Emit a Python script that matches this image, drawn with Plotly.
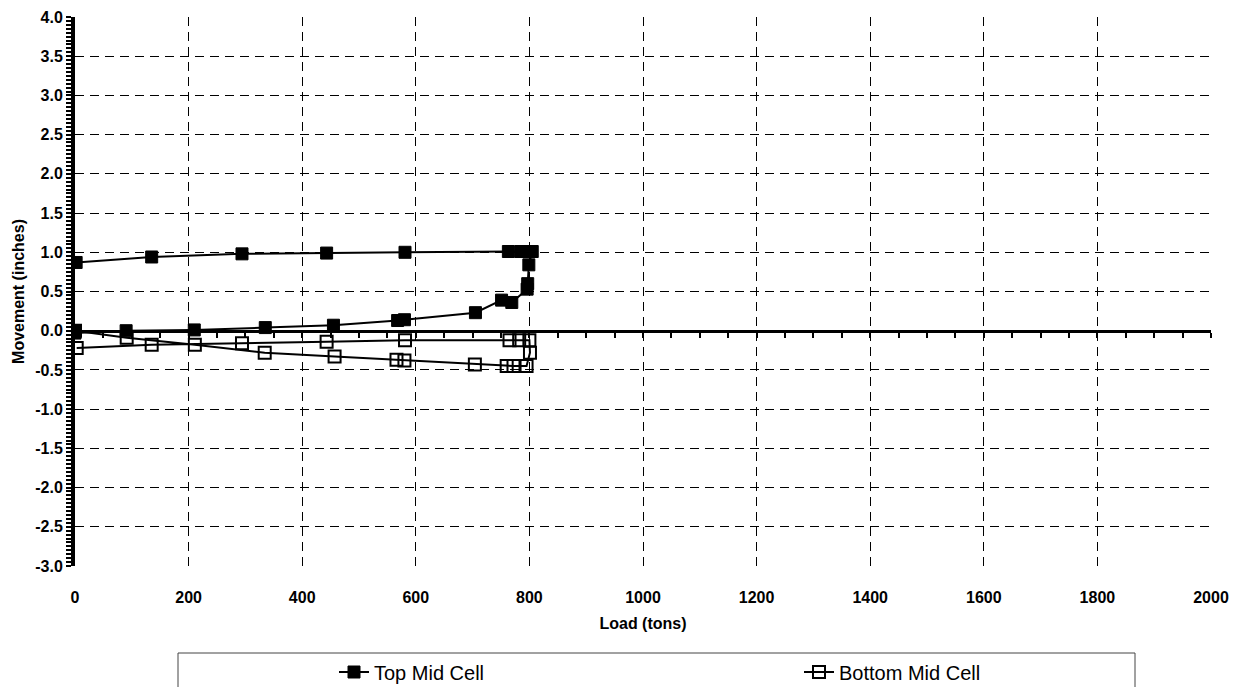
import plotly.graph_objects as go

# ---------------- data ----------------
top_load = [0, 0, 90, 210, 335, 455, 568, 580, 705, 751, 769, 796, 797, 799, 805, 785, 763, 581, 443, 294, 135, 2]
top_move = [0.0, -0.03, 0.0, 0.01, 0.04, 0.07, 0.13, 0.14, 0.23, 0.39, 0.36, 0.53, 0.60, 0.84, 1.01, 1.01, 1.01, 1.00, 0.99, 0.98, 0.94, 0.87]

bot_load = [0, 91, 211, 334, 457, 566, 580, 704, 760, 772, 795, 801, 800, 782, 765, 581, 443, 294, 135, 3]
bot_move = [0.0, -0.09, -0.18, -0.28, -0.33, -0.37, -0.38, -0.43, -0.45, -0.45, -0.45, -0.28, -0.12, -0.12, -0.12, -0.12, -0.14, -0.16, -0.18, -0.22]

series_names = ["Top Mid Cell", "Bottom Mid Cell"]

y_tick_vals = [-3.0, -2.5, -2.0, -1.5, -1.0, -0.5, 0.0, 0.5, 1.0, 1.5, 2.0, 2.5, 3.0, 3.5, 4.0]
y_tick_text = ["-3.0", "-2.5", "-2.0", "-1.5", "-1.0", "-0.5", "0.0", "0.5", "1.0", "1.5", "2.0", "2.5", "3.0", "3.5", "4.0"]
x_tick_vals = [0, 200, 400, 600, 800, 1000, 1200, 1400, 1600, 1800, 2000]

FONT = "Liberation Sans, Arial, sans-serif"
W, H = 1240, 687

fig = go.Figure()
fig.add_trace(go.Scatter(
    x=top_load, y=top_move, name=series_names[0], mode="lines+markers",
    line=dict(color="black", width=2),
    marker=dict(symbol="square", size=12, color="black", line=dict(color="black", width=1)),
    legend="legend", xaxis="x", yaxis="y",
))
fig.add_trace(go.Scatter(
    x=bot_load, y=bot_move, name=series_names[1], mode="lines+markers",
    line=dict(color="black", width=2),
    marker=dict(symbol="square-open", size=12, color="black", line=dict(color="black", width=2)),
    legend="legend2", xaxis="x", yaxis="y",
))
# invisible helper trace so the bottom label axis is drawn
fig.add_trace(go.Scatter(x=[None], y=[None], xaxis="x2", yaxis="y",
                         showlegend=False, hoverinfo="skip"))

grid_dash = "9px,6px"

fig.update_layout(
    width=W, height=H,
    margin=dict(l=75, r=29, t=17, b=121, autoexpand=False),
    paper_bgcolor="white", plot_bgcolor="white",
    font=dict(family=FONT, color="black"),
    showlegend=True,
    xaxis=dict(
        range=[0, 2000], anchor="free", position=3/7,
        showgrid=True, gridcolor="black", gridwidth=1, griddash=grid_dash,
        tickmode="array", tickvals=x_tick_vals,
        showline=True, linecolor="black", linewidth=3,
        ticks="outside", ticklen=5, tickwidth=2, tickcolor="black",
        minor=dict(dtick=50, tick0=0, ticks="outside", ticklen=5, tickwidth=2,
                   tickcolor="black", showgrid=False),
        showticklabels=False, zeroline=False, automargin=False,
    ),
    xaxis2=dict(
        range=[0, 2000], overlaying="x", anchor="y", side="bottom",
        tickmode="array", tickvals=x_tick_vals,
        showgrid=False, showline=False, zeroline=False, ticks="",
        ticklabelstandoff=20, automargin=False,
        tickfont=dict(family=FONT, size=16, color="black", weight="bold"),
        title=dict(text="Load (tons)", font=dict(family=FONT, size=16, color="black", weight="bold"),
                   standoff=12),
    ),
    yaxis=dict(
        range=[-3, 4], tickmode="array", tickvals=y_tick_vals, ticktext=y_tick_text,
        showgrid=True, gridcolor="black", gridwidth=1, griddash=grid_dash,
        showline=True, linecolor="black", linewidth=4,
        ticks="outside", ticklen=5, tickwidth=2, tickcolor="black",
        minor=dict(dtick=0.05, tick0=0, ticks="outside", ticklen=5, tickwidth=2,
                   tickcolor="black", showgrid=False),
        zeroline=False, automargin=False,
        tickfont=dict(family=FONT, size=16, color="black", weight="bold"),
        title=dict(text="Movement (inches)", font=dict(family=FONT, size=16, color="black", weight="bold"),
                   standoff=8),
    ),
    legend=dict(orientation="h", xref="container", yref="container",
                x=334 / W, xanchor="left", y=(H - 672) / H, yanchor="middle",
                font=dict(family=FONT, size=20, color="black"), bgcolor="rgba(0,0,0,0)", borderwidth=0),
    legend2=dict(orientation="h", xref="container", yref="container",
                 x=799 / W, xanchor="left", y=(H - 672) / H, yanchor="middle",
                 font=dict(family=FONT, size=20, color="black"), bgcolor="rgba(0,0,0,0)", borderwidth=0),
    shapes=[dict(type="rect", xref="paper", yref="paper",
                 x0=(178 - 75) / 1136, x1=(1135 - 75) / 1136,
                 y0=(566 - 653) / 549, y1=(566 - 705) / 549,
                 line=dict(color="#444444", width=1), fillcolor="rgba(0,0,0,0)", layer="below")],
)

fig.write_html("out.html")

########################################

**What to work on:**
Transcribe all the data word for word; the images stay out.

**Correct response:**
Emit a Python script that matches this image, drawn with Plotly.
import plotly.graph_objects as go

# ---------------- data ----------------
top_load = [0, 0, 90, 210, 335, 455, 568, 580, 705, 751, 769, 796, 797, 799, 805, 785, 763, 581, 443, 294, 135, 2]
top_move = [0.0, -0.03, 0.0, 0.01, 0.04, 0.07, 0.13, 0.14, 0.23, 0.39, 0.36, 0.53, 0.60, 0.84, 1.01, 1.01, 1.01, 1.00, 0.99, 0.98, 0.94, 0.87]

bot_load = [0, 91, 211, 334, 457, 566, 580, 704, 760, 772, 795, 801, 800, 782, 765, 581, 443, 294, 135, 3]
bot_move = [0.0, -0.09, -0.18, -0.28, -0.33, -0.37, -0.38, -0.43, -0.45, -0.45, -0.45, -0.28, -0.12, -0.12, -0.12, -0.12, -0.14, -0.16, -0.18, -0.22]

series_names = ["Top Mid Cell", "Bottom Mid Cell"]

y_tick_vals = [-3.0, -2.5, -2.0, -1.5, -1.0, -0.5, 0.0, 0.5, 1.0, 1.5, 2.0, 2.5, 3.0, 3.5, 4.0]
y_tick_text = ["-3.0", "-2.5", "-2.0", "-1.5", "-1.0", "-0.5", "0.0", "0.5", "1.0", "1.5", "2.0", "2.5", "3.0", "3.5", "4.0"]
x_tick_vals = [0, 200, 400, 600, 800, 1000, 1200, 1400, 1600, 1800, 2000]

FONT = "Liberation Sans, Arial, sans-serif"
W, H = 1240, 687

fig = go.Figure()
fig.add_trace(go.Scatter(
    x=top_load, y=top_move, name=series_names[0], mode="lines+markers",
    line=dict(color="black", width=2),
    marker=dict(symbol="square", size=12, color="black", line=dict(color="black", width=1)),
    legend="legend", xaxis="x", yaxis="y",
))
fig.add_trace(go.Scatter(
    x=bot_load, y=bot_move, name=series_names[1], mode="lines+markers",
    line=dict(color="black", width=2),
    marker=dict(symbol="square-open", size=12, color="black", line=dict(color="black", width=2)),
    legend="legend2", xaxis="x", yaxis="y",
))
# invisible helper trace so the bottom label axis is drawn
fig.add_trace(go.Scatter(x=[None], y=[None], xaxis="x2", yaxis="y",
                         showlegend=False, hoverinfo="skip"))

grid_dash = "9px,6px"

fig.update_layout(
    width=W, height=H,
    margin=dict(l=75, r=29, t=17, b=121, autoexpand=False),
    paper_bgcolor="white", plot_bgcolor="white",
    font=dict(family=FONT, color="black"),
    showlegend=True,
    xaxis=dict(
        range=[0, 2000], anchor="free", position=3/7,
        showgrid=True, gridcolor="black", gridwidth=1, griddash=grid_dash,
        tickmode="array", tickvals=x_tick_vals,
        showline=True, linecolor="black", linewidth=3,
        ticks="outside", ticklen=5, tickwidth=2, tickcolor="black",
        minor=dict(dtick=50, tick0=0, ticks="outside", ticklen=5, tickwidth=2,
                   tickcolor="black", showgrid=False),
        showticklabels=False, zeroline=False, automargin=False,
    ),
    xaxis2=dict(
        range=[0, 2000], overlaying="x", anchor="y", side="bottom",
        tickmode="array", tickvals=x_tick_vals,
        showgrid=False, showline=False, zeroline=False, ticks="",
        ticklabelstandoff=20, automargin=False,
        tickfont=dict(family=FONT, size=16, color="black", weight="bold"),
        title=dict(text="Load (tons)", font=dict(family=FONT, size=16, color="black", weight="bold"),
                   standoff=12),
    ),
    yaxis=dict(
        range=[-3, 4], tickmode="array", tickvals=y_tick_vals, ticktext=y_tick_text,
        showgrid=True, gridcolor="black", gridwidth=1, griddash=grid_dash,
        showline=True, linecolor="black", linewidth=4,
        ticks="outside", ticklen=5, tickwidth=2, tickcolor="black",
        minor=dict(dtick=0.05, tick0=0, ticks="outside", ticklen=5, tickwidth=2,
                   tickcolor="black", showgrid=False),
        zeroline=False, automargin=False,
        tickfont=dict(family=FONT, size=16, color="black", weight="bold"),
        title=dict(text="Movement (inches)", font=dict(family=FONT, size=16, color="black", weight="bold"),
                   standoff=8),
    ),
    legend=dict(orientation="h", xref="container", yref="container",
                x=334 / W, xanchor="left", y=(H - 672) / H, yanchor="middle",
                font=dict(family=FONT, size=20, color="black"), bgcolor="rgba(0,0,0,0)", borderwidth=0),
    legend2=dict(orientation="h", xref="container", yref="container",
                 x=799 / W, xanchor="left", y=(H - 672) / H, yanchor="middle",
                 font=dict(family=FONT, size=20, color="black"), bgcolor="rgba(0,0,0,0)", borderwidth=0),
    shapes=[dict(type="rect", xref="paper", yref="paper",
                 x0=(178 - 75) / 1136, x1=(1135 - 75) / 1136,
                 y0=(566 - 653) / 549, y1=(566 - 705) / 549,
                 line=dict(color="#444444", width=1), fillcolor="rgba(0,0,0,0)", layer="below")],
)

fig.write_html("out.html")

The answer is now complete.